Mormon Classification System
Since most of the library’s collection deals with The Church of Jesus Christ of Latter-day Saints, we needed a more precise way to catalog the massive amounts of material that would normally be found in a very narrow section of the standard Dewey decimal classification system. The Mormon classification system was created in the 1970s by expanding the Dewey category for religion (200–299) and placing an M in front of all call numbers.
These collections contain content in audio or video format such as vinyl records, videocassettes, or filmstrips. At the library, we catalog them in two different ways depending on whether the item is commercially produced or not.
For those that are commercially produced, the call number is simply a series of numbers assigned by our cataloging system. For items that are not commercially produced, we assign a call number beginning with AV and followed by a number, assigned sequentially. Our new catalog now provides a way for us to share AV materials online, and we have begun with some of our most significant collections, such as general conference video (AV 3500) and audio (AV 3501).
These collections are the records of the institutional Church, whether the whole or one of its parts, such as the Church History Department or the Primary organization. The call number begins with CR and is followed by two sets of numbers. The first set is the number assigned to the Church entity, and the second set is the record series.

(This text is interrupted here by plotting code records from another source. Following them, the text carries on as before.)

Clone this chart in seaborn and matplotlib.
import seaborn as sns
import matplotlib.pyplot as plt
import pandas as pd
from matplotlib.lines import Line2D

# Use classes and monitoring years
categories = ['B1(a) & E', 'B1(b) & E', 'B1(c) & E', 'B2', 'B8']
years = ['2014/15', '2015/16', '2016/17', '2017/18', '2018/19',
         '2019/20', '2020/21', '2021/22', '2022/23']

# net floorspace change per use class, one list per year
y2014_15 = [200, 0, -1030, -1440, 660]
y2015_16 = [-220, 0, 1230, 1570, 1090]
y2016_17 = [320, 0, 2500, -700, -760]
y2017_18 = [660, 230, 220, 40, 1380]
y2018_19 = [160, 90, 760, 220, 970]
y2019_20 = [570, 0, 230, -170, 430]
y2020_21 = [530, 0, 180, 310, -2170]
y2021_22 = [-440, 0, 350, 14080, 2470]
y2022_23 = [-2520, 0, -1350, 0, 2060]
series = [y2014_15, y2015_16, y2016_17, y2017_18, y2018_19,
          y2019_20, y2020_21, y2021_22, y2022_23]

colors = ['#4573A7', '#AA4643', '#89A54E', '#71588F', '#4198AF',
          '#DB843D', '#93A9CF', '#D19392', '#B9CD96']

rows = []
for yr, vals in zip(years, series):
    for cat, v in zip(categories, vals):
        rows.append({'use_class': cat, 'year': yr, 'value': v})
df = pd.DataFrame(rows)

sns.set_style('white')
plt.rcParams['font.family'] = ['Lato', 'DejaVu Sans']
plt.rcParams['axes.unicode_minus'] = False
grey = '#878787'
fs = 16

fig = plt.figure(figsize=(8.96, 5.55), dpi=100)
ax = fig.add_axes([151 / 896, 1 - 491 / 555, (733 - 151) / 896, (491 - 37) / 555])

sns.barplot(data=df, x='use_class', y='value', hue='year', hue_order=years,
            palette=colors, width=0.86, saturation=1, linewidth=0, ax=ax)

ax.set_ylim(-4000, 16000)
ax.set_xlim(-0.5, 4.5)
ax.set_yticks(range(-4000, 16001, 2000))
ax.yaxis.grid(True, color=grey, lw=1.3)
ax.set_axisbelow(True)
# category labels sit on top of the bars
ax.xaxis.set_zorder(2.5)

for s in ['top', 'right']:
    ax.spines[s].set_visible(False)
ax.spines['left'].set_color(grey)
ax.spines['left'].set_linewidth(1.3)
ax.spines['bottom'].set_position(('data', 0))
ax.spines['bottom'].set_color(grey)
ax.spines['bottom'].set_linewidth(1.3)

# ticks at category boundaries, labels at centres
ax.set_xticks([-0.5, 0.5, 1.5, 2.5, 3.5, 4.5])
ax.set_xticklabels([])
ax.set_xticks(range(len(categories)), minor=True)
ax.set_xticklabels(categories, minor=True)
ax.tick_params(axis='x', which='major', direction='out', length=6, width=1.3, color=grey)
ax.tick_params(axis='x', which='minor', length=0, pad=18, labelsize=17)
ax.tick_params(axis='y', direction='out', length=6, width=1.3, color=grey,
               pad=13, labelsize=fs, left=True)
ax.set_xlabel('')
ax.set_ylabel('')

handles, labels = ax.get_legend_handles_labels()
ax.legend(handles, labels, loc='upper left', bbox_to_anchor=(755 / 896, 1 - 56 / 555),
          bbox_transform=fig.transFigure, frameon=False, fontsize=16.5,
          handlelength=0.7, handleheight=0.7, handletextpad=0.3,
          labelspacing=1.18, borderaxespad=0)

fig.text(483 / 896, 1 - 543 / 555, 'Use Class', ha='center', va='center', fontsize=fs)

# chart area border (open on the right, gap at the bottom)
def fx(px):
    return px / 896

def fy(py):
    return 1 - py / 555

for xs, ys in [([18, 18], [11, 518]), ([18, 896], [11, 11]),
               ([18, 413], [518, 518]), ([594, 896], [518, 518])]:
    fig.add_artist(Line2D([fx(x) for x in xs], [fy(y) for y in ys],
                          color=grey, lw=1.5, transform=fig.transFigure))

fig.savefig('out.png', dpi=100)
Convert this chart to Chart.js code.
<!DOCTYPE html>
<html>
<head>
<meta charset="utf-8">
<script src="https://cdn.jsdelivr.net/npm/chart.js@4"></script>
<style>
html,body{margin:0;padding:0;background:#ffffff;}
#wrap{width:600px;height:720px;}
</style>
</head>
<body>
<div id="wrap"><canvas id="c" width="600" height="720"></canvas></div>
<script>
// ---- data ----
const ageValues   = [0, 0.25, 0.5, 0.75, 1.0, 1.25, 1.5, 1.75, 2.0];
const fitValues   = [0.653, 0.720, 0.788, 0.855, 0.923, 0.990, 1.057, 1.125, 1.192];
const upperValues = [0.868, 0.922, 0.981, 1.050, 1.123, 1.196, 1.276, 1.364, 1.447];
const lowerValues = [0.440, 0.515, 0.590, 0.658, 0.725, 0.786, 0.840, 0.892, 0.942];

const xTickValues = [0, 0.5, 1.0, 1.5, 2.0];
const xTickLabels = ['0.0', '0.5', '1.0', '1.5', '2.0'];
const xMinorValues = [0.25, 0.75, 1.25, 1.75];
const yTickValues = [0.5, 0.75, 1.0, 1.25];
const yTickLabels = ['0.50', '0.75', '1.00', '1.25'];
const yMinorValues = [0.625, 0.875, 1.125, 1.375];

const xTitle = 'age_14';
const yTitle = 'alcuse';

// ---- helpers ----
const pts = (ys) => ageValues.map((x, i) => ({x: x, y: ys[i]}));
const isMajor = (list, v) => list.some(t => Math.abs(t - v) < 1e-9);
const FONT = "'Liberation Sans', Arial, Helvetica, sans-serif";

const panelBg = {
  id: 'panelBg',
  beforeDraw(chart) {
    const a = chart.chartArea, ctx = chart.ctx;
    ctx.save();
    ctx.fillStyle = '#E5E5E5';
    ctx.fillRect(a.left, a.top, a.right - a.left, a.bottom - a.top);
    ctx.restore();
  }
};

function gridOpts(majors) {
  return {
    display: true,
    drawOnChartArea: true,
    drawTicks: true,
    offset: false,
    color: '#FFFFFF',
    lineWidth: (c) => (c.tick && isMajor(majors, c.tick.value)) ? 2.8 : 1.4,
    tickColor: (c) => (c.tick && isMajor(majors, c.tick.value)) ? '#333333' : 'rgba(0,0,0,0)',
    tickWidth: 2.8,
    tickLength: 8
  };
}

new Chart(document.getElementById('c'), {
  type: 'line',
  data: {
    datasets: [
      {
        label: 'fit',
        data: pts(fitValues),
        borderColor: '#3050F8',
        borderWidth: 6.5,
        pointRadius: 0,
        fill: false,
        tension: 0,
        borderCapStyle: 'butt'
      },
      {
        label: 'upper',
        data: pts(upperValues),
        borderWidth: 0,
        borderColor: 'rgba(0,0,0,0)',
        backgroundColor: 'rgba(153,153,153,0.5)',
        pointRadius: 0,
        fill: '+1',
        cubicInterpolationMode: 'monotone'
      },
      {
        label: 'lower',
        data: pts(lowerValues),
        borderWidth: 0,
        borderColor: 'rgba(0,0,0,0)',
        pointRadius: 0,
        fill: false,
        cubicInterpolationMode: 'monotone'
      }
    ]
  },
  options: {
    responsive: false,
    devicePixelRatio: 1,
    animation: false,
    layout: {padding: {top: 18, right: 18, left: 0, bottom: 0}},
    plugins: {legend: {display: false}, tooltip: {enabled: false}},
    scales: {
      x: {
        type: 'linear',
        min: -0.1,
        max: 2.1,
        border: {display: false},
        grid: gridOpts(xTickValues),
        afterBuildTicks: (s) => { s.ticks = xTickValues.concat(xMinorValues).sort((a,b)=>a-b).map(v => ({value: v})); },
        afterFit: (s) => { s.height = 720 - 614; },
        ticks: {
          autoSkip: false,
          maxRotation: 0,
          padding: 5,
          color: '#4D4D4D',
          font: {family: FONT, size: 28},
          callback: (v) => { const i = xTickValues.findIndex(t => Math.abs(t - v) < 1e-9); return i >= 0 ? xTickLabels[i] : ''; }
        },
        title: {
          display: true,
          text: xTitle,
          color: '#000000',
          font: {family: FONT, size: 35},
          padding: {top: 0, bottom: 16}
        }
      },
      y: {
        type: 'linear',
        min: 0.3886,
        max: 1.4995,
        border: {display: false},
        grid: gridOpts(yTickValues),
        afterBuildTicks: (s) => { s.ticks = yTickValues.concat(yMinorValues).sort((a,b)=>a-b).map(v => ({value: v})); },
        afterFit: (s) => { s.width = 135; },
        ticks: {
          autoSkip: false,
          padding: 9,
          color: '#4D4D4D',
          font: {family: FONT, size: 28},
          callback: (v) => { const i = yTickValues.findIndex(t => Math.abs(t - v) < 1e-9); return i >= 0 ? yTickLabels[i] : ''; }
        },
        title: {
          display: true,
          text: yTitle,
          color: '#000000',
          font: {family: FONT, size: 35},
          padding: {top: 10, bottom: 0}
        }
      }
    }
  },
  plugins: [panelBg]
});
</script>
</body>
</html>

For example, the call number for the Historical Department Office Journal is CR 100 1; 100 is the entity number assigned to the Church History Department (which is the current name of the Historical Department) and it is the first series of department records. The call number for the Journal History of the Church, which is found under CR 100 137, indicates that it was created by the department but much later than the office journal.
These are congregational records kept by members of Church units such as branches, wards, stakes, and missions. The call number begins with LR and is followed by two sets of numbers. The first set is the number assigned to each Church unit. The second set is for the specific series of record and shouldn’t be confused with the series used in corporate records as outlined above. You can read more specifics on these call numbers in my previous post “More on Local Records” and see some examples in the Manti Ward general minutes (LR 5253 11) and the Safotulafai Branch Relief Society minutes and records (LR 7727 14).
These collections predominantly contain materials such as journals, letters, and other paper materials and occasionally include photographs and audiovisual items. Some examples of manuscript collections are the Farmington City cemetery record (MS 26259), David Moore journal (MS 4625), and the Susa Young Gates papers (MS 7692).
Interviews conducted by Church History Department staff and volunteers are captured in audiovisual format. These collections occasionally contain transcripts, other documents, and photographs. The numbers are assigned sequentially as oral histories come into the library. A few of the oral histories held at the library are available online, such as an interview with Marion R. Bain Scott MacDonald Tacy (OH 903) and one with William S. Bradshaw (OH 300).
These collections contain photographic images, such as prints or negatives, and occasionally include paper materials or other media. These can be large collections such as the Kenneth R. Mays photographs (PH 9809) outlined in a previous post, or they can be single images such as a photograph of the Smith home in Harmony, Pennsylvania (PH 7).
The Church History Department operates several storage centers located around the world. Records located in these centers use a similar call number style that is specific to their location. The number begins with a two-letter code indicating their country location, followed by two numbers indicating which facility in the country. The last five digits of the call number, which are assigned sequentially, indicate the collection. For example, all records held at the Matthew Cowley Pacific Church History Centre in New Zealand begin their call number with NZ-01, indicating that the facility is located in New Zealand and that it is the first center in that country.
Not all the materials in these facilities have been cataloged, so use Ask Us on our website to reach out and see what we can do about providing you access to a specific collection. (Please provide the call number in your request.)
Knowing more about the call numbers we use at the Church History Library will help you navigate our collections and find the most useful records needed for your research. You can also use the drop-down filter in the Church History Catalog to begin your searches with a call number. Just don’t forget to include spaces!